Sometimes closings get pushed back. Here’s what typically causes delays and how to prevent them:

  • Slow document response: Respond to lender requests within 24 hours
  • Employment changes: Don’t switch jobs during escrow
  • Large purchases: No new cars, furniture, or credit cards
  • Low appraisal: Work with an agent who prices offers correctly
  • Title issues: Choose an experienced title company

The easiest way to stay on track? Don’t make any big financial moves until after closing. Keep your job, keep your bank accounts steady, and don’t finance that new couch.

Frequently Asked Questions

How long does it take to close on a house after the home offer accepted?

Most closings take 30 to 45 days from offer acceptance. Cash deals can close in as little as two weeks, while VA loans sometimes take up to 60 days. Your timeline depends on your loan type and how quickly everyone responds to requests.

Can I back out after my offer is accepted?

Yes, but it depends on your contingencies. During the contingency period, you can back out for legitimate reasons and keep your earnest money. After contingencies are removed, walking away usually means losing your deposit.

What should I avoid doing during escrow?

Don’t change jobs, make large purchases, open new credit accounts, or move money around without documentation. Lenders re-verify your financial situation before closing, and any changes can delay or kill your loan approval.

Who pays closing costs?

Buyers typically pay 2% to 5% of the purchase price in closing costs, covering things like loan origination fees, title insurance, and prepaid taxes. Sellers often pay agent commissions and transfer taxes. Some costs are negotiable.

What happens if the seller doesn’t make agreed-upon repairs?

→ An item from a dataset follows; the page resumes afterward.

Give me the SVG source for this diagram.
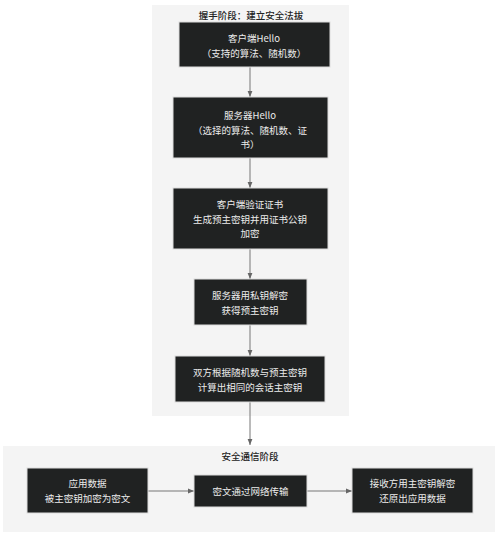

This is why final walkthroughs matter. If repairs weren’t completed, you can delay closing until they’re done, negotiate a credit, or hold funds in escrow until the work gets finished. Don’t close until you’re satisfied.

The weeks between offer acceptance and closing day feel intense, but knowing what’s coming makes everything manageable. Stay organized, respond quickly, and keep your finances steady. Before you know it, you’ll be unlocking the door to your new place.